Despite having a global range — they are found all over the world — they are on the decline due to loss of habitat.
“They’re declining significantly — in a period of 20 years, the barn owl suffered a 54 percent decline,” said Andy Brown, Senior Naturalist with the Calvert County Natural Resources division.
“It’s all due to habitat loss,” Brown said.
Barn owls need a large swath of open land to hunt successfully, he says.
“Barn owls live in agricultural areas; open fields, fallow fields, pastureland.”
But when farmers put those fields into production for corn, hay, and beans, Brown says, the open fields where barn owls hunt disappear — and so do the owls.
There’s a bright spot to the story, however.
In Calvert County, where Brown’s department has instituted a nesting program, a family of barn owls took up residence for the first time in 17 years.
Volunteers Karen Anderson and Mike Carpenter, who just happen to be biologists, were assigned the box where the young owls hatched and live.
There were four … now there are just two.
Brown explains that there simply wasn’t enough food for the parents to supply the young, so the two survivors ate their siblings.
Anderson was asked about that.
“We’re both biologists, so we kind of know it could happen, but of course you’re disappointed when it does happen,” she said.
The behavior is not restricted to owls. Other raptors will do the same — to the horror of many observers of wildlife cameras posted at raptor nests around the country.
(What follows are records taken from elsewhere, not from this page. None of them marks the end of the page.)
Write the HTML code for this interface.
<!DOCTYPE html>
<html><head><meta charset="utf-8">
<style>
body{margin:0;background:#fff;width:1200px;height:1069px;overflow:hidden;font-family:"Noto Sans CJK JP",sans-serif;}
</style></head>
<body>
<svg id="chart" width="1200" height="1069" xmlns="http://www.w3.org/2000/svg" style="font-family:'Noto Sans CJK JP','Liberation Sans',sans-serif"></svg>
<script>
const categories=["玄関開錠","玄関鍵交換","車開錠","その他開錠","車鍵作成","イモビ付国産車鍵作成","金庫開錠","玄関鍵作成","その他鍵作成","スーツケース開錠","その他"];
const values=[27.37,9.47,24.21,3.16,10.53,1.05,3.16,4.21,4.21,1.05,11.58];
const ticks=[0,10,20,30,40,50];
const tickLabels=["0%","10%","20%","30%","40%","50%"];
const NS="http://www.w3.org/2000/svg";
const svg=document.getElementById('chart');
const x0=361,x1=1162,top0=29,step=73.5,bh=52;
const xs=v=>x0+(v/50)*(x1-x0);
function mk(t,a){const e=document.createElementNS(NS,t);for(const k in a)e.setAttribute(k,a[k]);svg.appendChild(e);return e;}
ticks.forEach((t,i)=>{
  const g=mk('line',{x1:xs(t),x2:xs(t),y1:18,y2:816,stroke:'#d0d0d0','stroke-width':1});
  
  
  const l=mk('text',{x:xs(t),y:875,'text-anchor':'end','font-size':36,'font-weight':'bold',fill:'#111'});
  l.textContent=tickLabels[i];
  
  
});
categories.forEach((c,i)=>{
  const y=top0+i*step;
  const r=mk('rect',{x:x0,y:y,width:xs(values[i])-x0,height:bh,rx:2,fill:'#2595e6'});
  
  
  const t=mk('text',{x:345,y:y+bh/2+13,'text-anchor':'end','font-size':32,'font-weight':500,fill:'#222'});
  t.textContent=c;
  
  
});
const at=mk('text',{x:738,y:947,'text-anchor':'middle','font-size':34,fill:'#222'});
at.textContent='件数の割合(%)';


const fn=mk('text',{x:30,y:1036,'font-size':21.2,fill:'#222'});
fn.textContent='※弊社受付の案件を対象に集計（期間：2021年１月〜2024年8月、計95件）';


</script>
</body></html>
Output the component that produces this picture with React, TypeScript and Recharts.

Saturday morning, Brown led a group of volunteers to the nesting box in Calvert County where the two young birds remain. They were taken out so they could be weighed, banded and have their wingspans measured.
At a table where two empty green bean cans were duct-taped together, Brown spread out supplies for banding and weighing.
The first owlet was silent as it was slipped inside the cans so that it could be restrained while its leg was fitted with a metal band that would identify it and help monitor its habits if and when its recovered.
The second bird, a male, was much more vocal.
As he took the young owl out of a cardboard file box, Brown joked, “Ah, a screamer,” and right on cue, the bird snapped and let out a raspy, angry scream and didn’t let up until slipped into the calming darkness of the can for banding and weighing.
Before he handled them, Brown told the volunteers to keep their voices low.
“They’re completely terrified. We’re giants, they think we’re predators,” he explained.
He worked quickly to reduce stress on the birds.
Brown says the key to bringing barn owls back to their previous numbers.
“The best thing that people can do is to support organizations that preserve land.”
But there’s something else you can do: adopt an owl.
For a donation of $50 you get a photo of your “adopted owl,” you get a year-end nesting summary, and opportunities to observe the banding process up close.